_Data_
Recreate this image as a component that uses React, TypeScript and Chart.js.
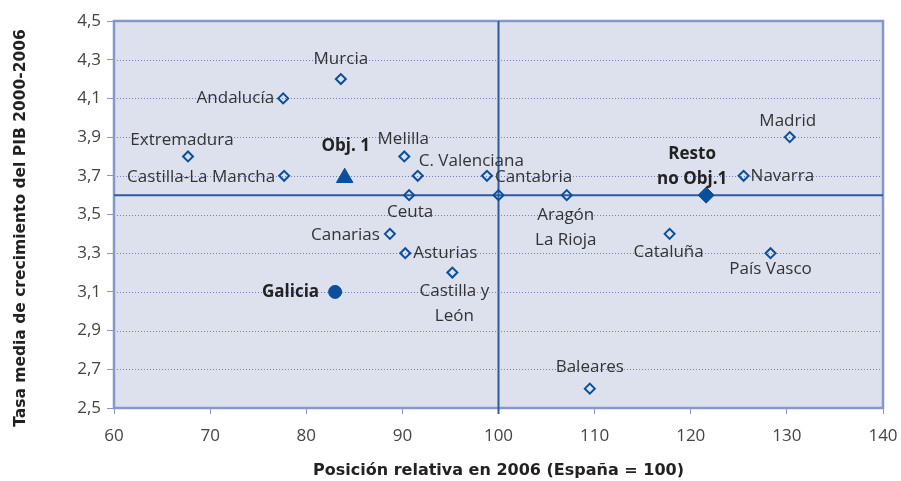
import React, { useEffect, useRef } from "react";
import { Chart, registerables } from "chart.js";

Chart.register(...registerables);

// ---- Data ----
const regionNames = [
  "Murcia", "Andalucía", "Extremadura", "Castilla-La Mancha", "Melilla",
  "C. Valenciana", "Cantabria", "Ceuta", "Aragón\nLa Rioja", "Canarias",
  "Asturias", "Castilla y\nLeón", "Baleares", "Cataluña", "País Vasco",
  "Madrid", "Navarra", "",
];
const regionX = [83.6, 77.6, 67.7, 77.7, 90.2, 91.6, 98.8, 90.7, 107.1, 88.7, 90.3, 95.2, 109.5, 117.8, 128.3, 130.3, 125.5, 100];
const regionY = [4.2, 4.1, 3.8, 3.7, 3.8, 3.7, 3.7, 3.6, 3.6, 3.4, 3.3, 3.2, 2.6, 3.4, 3.3, 3.9, 3.7, 3.6];

const galiciaPoint = { name: "Galicia", x: 83.0, y: 3.1 };
const obj1Point = { name: "Obj. 1", x: 84.0, y: 3.69 };
const restoPoint = { name: "Resto\nno Obj.1", x: 121.6, y: 3.6 };

const xTicksRange = { min: 60, max: 140, step: 10 };
const yTicksRange = { min: 2.5, max: 4.5, step: 0.2 };
const refX = 100;
const refY = 3.6;

const xTitle = "Posición relativa en 2006 (España = 100)";
const yTitle = "Tasa media de crecimiento del PIB 2000-2006";

// ---- Label placement (style) ----
type Place = { align: CanvasTextAlign; dx: number; dy: number };
const regionPlace: Place[] = [
  { align: "center", dx: 0, dy: -20 },   // Murcia
  { align: "right", dx: -9, dy: 0 },     // Andalucía
  { align: "center", dx: -6, dy: -16 },  // Extremadura
  { align: "right", dx: -9, dy: 1 },     // CLM
  { align: "center", dx: -1, dy: -17 },  // Melilla
  { align: "left", dx: 1, dy: -15 },     // C. Valenciana
  { align: "left", dx: 8, dy: 1 },       // Cantabria
  { align: "center", dx: 1, dy: 17 },    // Ceuta
  { align: "center", dx: -1, dy: 20 },   // Aragón / La Rioja
  { align: "right", dx: -10, dy: 1 },    // Canarias
  { align: "left", dx: 8, dy: 0 },       // Asturias
  { align: "center", dx: 2, dy: 19 },    // Castilla y León
  { align: "center", dx: 0, dy: -21 },   // Baleares
  { align: "center", dx: -1, dy: 18 },   // Cataluña
  { align: "center", dx: 0, dy: 16 },    // País Vasco
  { align: "center", dx: -2, dy: -16 },  // Madrid
  { align: "left", dx: 7, dy: 0 },       // Navarra
  { align: "center", dx: 0, dy: 0 },     // España
];
const galiciaPlace: Place = { align: "right", dx: -16, dy: 0 };
const obj1Place: Place = { align: "center", dx: 1, dy: -32 };
const restoPlace: Place = { align: "center", dx: -14, dy: -41 };

const MARK = "#0b4f9c";
const LINE = "#2f5b9e";
const BG = "#dde1ee";
const FRAME = "#8797cc";
const GRID = "#6f80c2";
const TEXT = "#333333";
const BOLD_TEXT = "#222222";
const FONT = "'Open Sans', 'Noto Sans', sans-serif";

const fmt = (v: number) => v.toFixed(1).replace(".", ",");

export default function App() {
  const canvasRef = useRef<HTMLCanvasElement | null>(null);

  useEffect(() => {
    document.body.style.margin = "0";
    const canvas = canvasRef.current;
    if (!canvas) return;

    const bgPlugin = {
      id: "bgPlugin",
      beforeDatasetsDraw(chart: any) {
        const { ctx, chartArea: a, scales } = chart;
        const xs = scales.x;
        const ys = scales.y;
        ctx.save();
        ctx.fillStyle = BG;
        ctx.fillRect(a.left, a.top, a.right - a.left, a.bottom - a.top);
        // dotted grid
        ctx.strokeStyle = GRID;
        ctx.lineWidth = 1;
        ctx.setLineDash([1, 2]);
        ys.ticks.forEach((t: any) => {
          const py = Math.round(ys.getPixelForValue(t.value)) + 0.5;
          if (py <= a.top + 2 || py >= a.bottom - 2) return;
          ctx.beginPath();
          ctx.moveTo(a.left, py);
          ctx.lineTo(a.right, py);
          ctx.stroke();
        });
        ctx.setLineDash([]);
        // frame
        ctx.strokeStyle = FRAME;
        ctx.lineWidth = 2.5;
        ctx.strokeRect(a.left, a.top, a.right - a.left, a.bottom - a.top);
        // reference lines
        ctx.strokeStyle = LINE;
        ctx.lineWidth = 2;
        const px = xs.getPixelForValue(refX);
        const py = ys.getPixelForValue(refY);
        ctx.beginPath();
        ctx.moveTo(px, a.top);
        ctx.lineTo(px, a.bottom + 6);
        ctx.moveTo(a.left, py);
        ctx.lineTo(a.right, py);
        ctx.stroke();
        ctx.restore();
      },
      afterDatasetsDraw(chart: any) {
        const { ctx, chartArea: a, scales } = chart;
        const xs = scales.x;
        const ys = scales.y;
        ctx.save();
        ctx.textBaseline = "middle";
        const drawLabel = (text: string, x: number, y: number, p: Place, bold: boolean, lh: number) => {
          if (!text) return;
          const px = xs.getPixelForValue(x) + p.dx;
          const py = ys.getPixelForValue(y) + p.dy;
          ctx.font = (bold ? "bold 17px " : "17px ") + FONT;
          ctx.fillStyle = bold ? BOLD_TEXT : TEXT;
          ctx.textAlign = p.align;
          text.split("\n").forEach((line, i) => ctx.fillText(line, px, py + i * lh));
        };
        regionNames.forEach((n, i) => drawLabel(n, regionX[i], regionY[i], regionPlace[i], false, 25));
        drawLabel(galiciaPoint.name, galiciaPoint.x, galiciaPoint.y, galiciaPlace, true, 25);
        drawLabel(obj1Point.name, obj1Point.x, obj1Point.y, obj1Place, true, 25);
        drawLabel(restoPoint.name, restoPoint.x, restoPoint.y, restoPlace, true, 25);

        // axis titles
        ctx.fillStyle = BOLD_TEXT;
        ctx.textAlign = "center";
        ctx.font = "bold 16px 'DejaVu Sans', sans-serif";
        ctx.fillText(xTitle, (a.left + a.right) / 2, 471);
        ctx.translate(21, 228);
        ctx.rotate(-Math.PI / 2);
        ctx.font = "bold 15.5px 'DejaVu Sans', sans-serif";
        ctx.fillText(yTitle, 0, 0);
        ctx.restore();
      },
    };

    const chart = new Chart(canvas, {
      type: "scatter",
      data: {
        datasets: [
          {
            label: "Regiones",
            data: regionX.map((x, i) => ({ x, y: regionY[i] })),
            pointStyle: "rectRot",
            pointRadius: 5,
            pointBorderWidth: 2,
            borderColor: MARK,
            backgroundColor: "rgba(0,0,0,0)",
          },
          {
            label: galiciaPoint.name,
            data: [{ x: galiciaPoint.x, y: galiciaPoint.y }],
            pointStyle: "circle",
            pointRadius: 6.5,
            pointBorderWidth: 1,
            borderColor: MARK,
            backgroundColor: MARK,
          },
          {
            label: obj1Point.name,
            data: [{ x: obj1Point.x, y: obj1Point.y }],
            pointStyle: "triangle",
            pointRadius: 9.5,
            pointBorderWidth: 1,
            borderColor: MARK,
            backgroundColor: MARK,
          },
          {
            label: restoPoint.name,
            data: [{ x: restoPoint.x, y: restoPoint.y }],
            pointStyle: "rectRot",
            pointRadius: 8,
            pointBorderWidth: 1,
            borderColor: MARK,
            backgroundColor: MARK,
          },
        ],
      },
      options: {
        animation: false,
        responsive: true,
        maintainAspectRatio: false,
        layout: { padding: { top: 21, right: 18, left: 0, bottom: 0 } },
        plugins: {
          legend: { display: false },
          tooltip: { enabled: false },
        },
        scales: {
          x: {
            type: "linear",
            min: xTicksRange.min,
            max: xTicksRange.max,
            ticks: {
              stepSize: xTicksRange.step,
              color: "#444",
              font: { family: FONT, size: 17 },
              padding: 12,
            },
            grid: { display: true, drawOnChartArea: false, tickLength: 6, color: FRAME },
            border: { display: false },
            afterFit: (s: any) => { s.height = 73; s.paddingLeft = 0; s.paddingRight = 0; },
          },
          y: {
            type: "linear",
            min: yTicksRange.min,
            max: yTicksRange.max,
            ticks: {
              stepSize: yTicksRange.step,
              color: "#444",
              font: { family: FONT, size: 17 },
              padding: 6,
              callback: (v: any) => fmt(Number(v)),
            },
            grid: { display: true, drawOnChartArea: false, tickLength: 7, color: FRAME },
            border: { display: false },
            afterFit: (s: any) => { s.width = 114; s.paddingTop = 0; s.paddingBottom = 0; },
          },
        },
      },
      plugins: [bgPlugin],
    } as any);

    return () => chart.destroy();
  }, []);

  return (
    <div style={{ position: "fixed", left: 0, top: 0, width: 901, height: 481, background: "#fff" }}>
      <canvas ref={canvasRef} />
    </div>
  );
}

_Work instructions_
Please reproduce the listing exactly from its opening line through the line that contains "Chart.register(...registerables);", both included, with all pictures omitted.

_Right answer_
Recreate this image as a component that uses React, TypeScript and Chart.js.
import React, { useEffect, useRef } from "react";
import { Chart, registerables } from "chart.js";

Chart.register(...registerables);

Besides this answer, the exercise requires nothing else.